PROBLEM STATEMENT:
Retype each line of the material exactly, please, skipping any picture in it.

— START —

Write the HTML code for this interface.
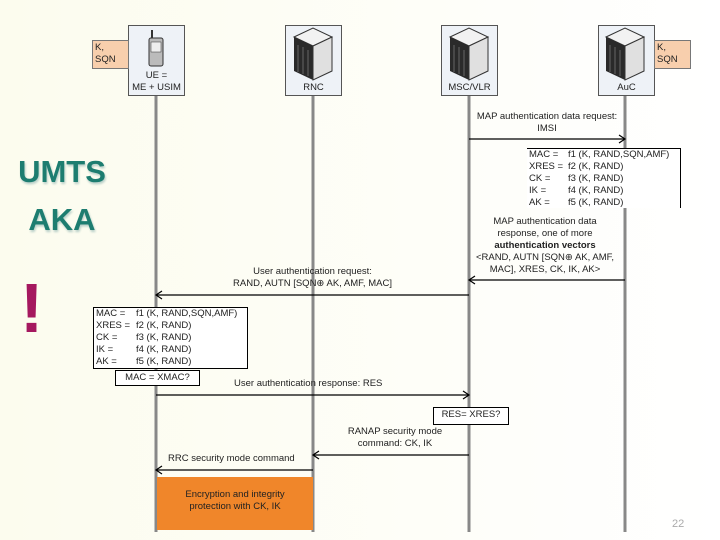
<!DOCTYPE html>
<html><head><style>
body{margin:0;width:720px;height:540px;overflow:hidden;background:linear-gradient(90deg,#fcfcee 0%,#fdfdf4 35%,#ffffff 100%);position:relative;font-family:"Liberation Sans",sans-serif}
.a{position:absolute}
.t{position:absolute;font-size:9.5px;color:#222;white-space:nowrap;line-height:12px}
.c{text-align:center}
</style></head><body>
<div class="a" style="left:12px;top:148px;width:100px;text-align:center;font:bold 31px 'Liberation Sans',sans-serif;color:#1d7d70;line-height:48px;text-shadow:1px 2px 2px #b8cfc8">UMTS<br>AKA</div>
<div class="a" style="left:20px;top:268px;font:bold 70px 'Liberation Sans',sans-serif;color:#a5185f">!</div>
<svg class="a" style="left:0;top:0" width="720" height="540">
<g stroke="#888" stroke-width="3"><line x1="156" y1="95" x2="156" y2="532"/><line x1="313" y1="95" x2="313" y2="532"/><line x1="469" y1="95" x2="469" y2="532"/><line x1="625" y1="95" x2="625" y2="532"/></g>
<g fill="#eef2f7" stroke="#555" stroke-width="1">
<rect x="128.5" y="25.5" width="56" height="70"/><rect x="285.5" y="25.5" width="56" height="70"/><rect x="441.5" y="25.5" width="56" height="70"/><rect x="598.5" y="25.5" width="56" height="70"/></g>
<g fill="#f8cfad" stroke="#777"><rect x="92.5" y="40.5" width="36" height="28"/><rect x="654.5" y="40.5" width="36" height="28"/></g>
<g>
<rect x="149" y="38" width="14" height="28" rx="2" fill="#bbb" stroke="#333"/><rect x="151" y="42" width="10" height="10" fill="#eee" stroke="#333" stroke-width=".5"/><line x1="152" y1="30" x2="152" y2="38" stroke="#333" stroke-width="2"/>
</g>
<g id="srv"><polygon points="294,37 313,28 332,37 313,46" fill="#f2f2f2" stroke="#333"/><polygon points="294,37 313,46 313,80 294,71" fill="#2a2a2a"/><polygon points="313,46 332,37 332,71 313,80" fill="#e0e0e0" stroke="#333"/>
<g stroke="#666" stroke-width="1"><line x1="298" y1="45" x2="298" y2="72"/><line x1="303" y1="47" x2="303" y2="74"/><line x1="308" y1="50" x2="308" y2="76"/></g></g>
<use href="#srv" x="156"/><use href="#srv" x="312"/>
<g stroke="#000" stroke-width="1.2" fill="none">
<line x1="469" y1="139" x2="625" y2="139"/><polyline points="619,135 625,139 619,143"/>
<line x1="625" y1="280" x2="469" y2="280"/><polyline points="475,276 469,280 475,284"/>
<line x1="469" y1="295" x2="156" y2="295"/><polyline points="162,291 156,295 162,299"/>
<line x1="156" y1="395" x2="469" y2="395"/><polyline points="463,391 469,395 463,399"/>
<line x1="469" y1="455" x2="313" y2="455"/><polyline points="319,451 313,455 319,459"/>
<line x1="313" y1="470" x2="156" y2="470"/><polyline points="162,466 156,470 162,474"/>
</g>
<rect x="527" y="148" width="153" height="60" fill="#fff"/>
<polyline points="527,148.5 680.5,148.5 680.5,208" fill="none" stroke="#000"/>
<rect x="93.5" y="307.5" width="154" height="61" fill="#fff" stroke="#000"/>
<rect x="115.5" y="370.5" width="84" height="15" fill="#fff" stroke="#000"/>
<rect x="433.5" y="407.5" width="75" height="17" fill="#fff" stroke="#000"/>
<rect x="157" y="477" width="156" height="53" fill="#f0862a"/>
</svg>
<div class="t" style="left:95px;top:42px">K,<br>SQN</div>
<div class="t" style="left:657px;top:42px">K,<br>SQN</div>
<div class="t c" style="left:128px;top:70px;width:57px">UE =<br>ME + USIM</div>
<div class="t c" style="left:285px;top:82px;width:57px">RNC</div>
<div class="t c" style="left:441px;top:82px;width:57px">MSC/VLR</div>
<div class="t c" style="left:598px;top:82px;width:57px">AuC</div>
<div class="t c" style="left:469px;top:111px;width:156px">MAP authentication data request:<br>IMSI</div>
<div class="t" style="left:529px;top:149px">MAC =<br>XRES =<br>CK =<br>IK =<br>AK =</div>
<div class="t" style="left:568px;top:149px">f1 (K, RAND,SQN,AMF)<br>f2 (K, RAND)<br>f3 (K, RAND)<br>f4 (K, RAND)<br>f5 (K, RAND)</div>
<div class="t c" style="left:460px;top:216px;width:170px">MAP authentication data<br>response, one of more<br><b>authentication vectors</b><br>&lt;RAND, AUTN [SQN⊕ AK, AMF,<br>MAC], XRES, CK, IK, AK&gt;</div>
<div class="t c" style="left:200px;top:266px;width:225px">User authentication request:<br>RAND, AUTN [SQN⊕ AK, AMF, MAC]</div>
<div class="t" style="left:96px;top:308px">MAC =<br>XRES =<br>CK =<br>IK =<br>AK =</div>
<div class="t" style="left:136px;top:308px">f1 (K, RAND,SQN,AMF)<br>f2 (K, RAND)<br>f3 (K, RAND)<br>f4 (K, RAND)<br>f5 (K, RAND)</div>
<div class="t c" style="left:115px;top:372px;width:85px">MAC = XMAC?</div>
<div class="t" style="left:234px;top:378px">User authentication response: RES</div>
<div class="t c" style="left:433px;top:409px;width:76px">RES= XRES?</div>
<div class="t c" style="left:330px;top:426px;width:130px">RANAP security mode<br>command: CK, IK</div>
<div class="t" style="left:168px;top:453px">RRC security mode command</div>
<div class="t c" style="left:157px;top:489px;width:156px">Encryption and integrity<br>protection with CK, IK</div>
<div class="t" style="left:672px;top:518px;color:#aaa;font-size:11px">22</div>
</body></html>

— END —

FULL SOLUTION:
Write the HTML code for this interface.
<!DOCTYPE html>
<html><head><style>
body{margin:0;width:720px;height:540px;overflow:hidden;background:linear-gradient(90deg,#fcfcee 0%,#fdfdf4 35%,#ffffff 100%);position:relative;font-family:"Liberation Sans",sans-serif}
.a{position:absolute}
.t{position:absolute;font-size:9.5px;color:#222;white-space:nowrap;line-height:12px}
.c{text-align:center}
</style></head><body>
<div class="a" style="left:12px;top:148px;width:100px;text-align:center;font:bold 31px 'Liberation Sans',sans-serif;color:#1d7d70;line-height:48px;text-shadow:1px 2px 2px #b8cfc8">UMTS<br>AKA</div>
<div class="a" style="left:20px;top:268px;font:bold 70px 'Liberation Sans',sans-serif;color:#a5185f">!</div>
<svg class="a" style="left:0;top:0" width="720" height="540">
<g stroke="#888" stroke-width="3"><line x1="156" y1="95" x2="156" y2="532"/><line x1="313" y1="95" x2="313" y2="532"/><line x1="469" y1="95" x2="469" y2="532"/><line x1="625" y1="95" x2="625" y2="532"/></g>
<g fill="#eef2f7" stroke="#555" stroke-width="1">
<rect x="128.5" y="25.5" width="56" height="70"/><rect x="285.5" y="25.5" width="56" height="70"/><rect x="441.5" y="25.5" width="56" height="70"/><rect x="598.5" y="25.5" width="56" height="70"/></g>
<g fill="#f8cfad" stroke="#777"><rect x="92.5" y="40.5" width="36" height="28"/><rect x="654.5" y="40.5" width="36" height="28"/></g>
<g>
<rect x="149" y="38" width="14" height="28" rx="2" fill="#bbb" stroke="#333"/><rect x="151" y="42" width="10" height="10" fill="#eee" stroke="#333" stroke-width=".5"/><line x1="152" y1="30" x2="152" y2="38" stroke="#333" stroke-width="2"/>
</g>
<g id="srv"><polygon points="294,37 313,28 332,37 313,46" fill="#f2f2f2" stroke="#333"/><polygon points="294,37 313,46 313,80 294,71" fill="#2a2a2a"/><polygon points="313,46 332,37 332,71 313,80" fill="#e0e0e0" stroke="#333"/>
<g stroke="#666" stroke-width="1"><line x1="298" y1="45" x2="298" y2="72"/><line x1="303" y1="47" x2="303" y2="74"/><line x1="308" y1="50" x2="308" y2="76"/></g></g>
<use href="#srv" x="156"/><use href="#srv" x="312"/>
<g stroke="#000" stroke-width="1.2" fill="none">
<line x1="469" y1="139" x2="625" y2="139"/><polyline points="619,135 625,139 619,143"/>
<line x1="625" y1="280" x2="469" y2="280"/><polyline points="475,276 469,280 475,284"/>
<line x1="469" y1="295" x2="156" y2="295"/><polyline points="162,291 156,295 162,299"/>
<line x1="156" y1="395" x2="469" y2="395"/><polyline points="463,391 469,395 463,399"/>
<line x1="469" y1="455" x2="313" y2="455"/><polyline points="319,451 313,455 319,459"/>
<line x1="313" y1="470" x2="156" y2="470"/><polyline points="162,466 156,470 162,474"/>
</g>
<rect x="527" y="148" width="153" height="60" fill="#fff"/>
<polyline points="527,148.5 680.5,148.5 680.5,208" fill="none" stroke="#000"/>
<rect x="93.5" y="307.5" width="154" height="61" fill="#fff" stroke="#000"/>
<rect x="115.5" y="370.5" width="84" height="15" fill="#fff" stroke="#000"/>
<rect x="433.5" y="407.5" width="75" height="17" fill="#fff" stroke="#000"/>
<rect x="157" y="477" width="156" height="53" fill="#f0862a"/>
</svg>
<div class="t" style="left:95px;top:42px">K,<br>SQN</div>
<div class="t" style="left:657px;top:42px">K,<br>SQN</div>
<div class="t c" style="left:128px;top:70px;width:57px">UE =<br>ME + USIM</div>
<div class="t c" style="left:285px;top:82px;width:57px">RNC</div>
<div class="t c" style="left:441px;top:82px;width:57px">MSC/VLR</div>
<div class="t c" style="left:598px;top:82px;width:57px">AuC</div>
<div class="t c" style="left:469px;top:111px;width:156px">MAP authentication data request:<br>IMSI</div>
<div class="t" style="left:529px;top:149px">MAC =<br>XRES =<br>CK =<br>IK =<br>AK =</div>
<div class="t" style="left:568px;top:149px">f1 (K, RAND,SQN,AMF)<br>f2 (K, RAND)<br>f3 (K, RAND)<br>f4 (K, RAND)<br>f5 (K, RAND)</div>
<div class="t c" style="left:460px;top:216px;width:170px">MAP authentication data<br>response, one of more<br><b>authentication vectors</b><br>&lt;RAND, AUTN [SQN⊕ AK, AMF,<br>MAC], XRES, CK, IK, AK&gt;</div>
<div class="t c" style="left:200px;top:266px;width:225px">User authentication request:<br>RAND, AUTN [SQN⊕ AK, AMF, MAC]</div>
<div class="t" style="left:96px;top:308px">MAC =<br>XRES =<br>CK =<br>IK =<br>AK =</div>
<div class="t" style="left:136px;top:308px">f1 (K, RAND,SQN,AMF)<br>f2 (K, RAND)<br>f3 (K, RAND)<br>f4 (K, RAND)<br>f5 (K, RAND)</div>
<div class="t c" style="left:115px;top:372px;width:85px">MAC = XMAC?</div>
<div class="t" style="left:234px;top:378px">User authentication response: RES</div>
<div class="t c" style="left:433px;top:409px;width:76px">RES= XRES?</div>
<div class="t c" style="left:330px;top:426px;width:130px">RANAP security mode<br>command: CK, IK</div>
<div class="t" style="left:168px;top:453px">RRC security mode command</div>
<div class="t c" style="left:157px;top:489px;width:156px">Encryption and integrity<br>protection with CK, IK</div>
<div class="t" style="left:672px;top:518px;color:#aaa;font-size:11px">22</div>
</body></html>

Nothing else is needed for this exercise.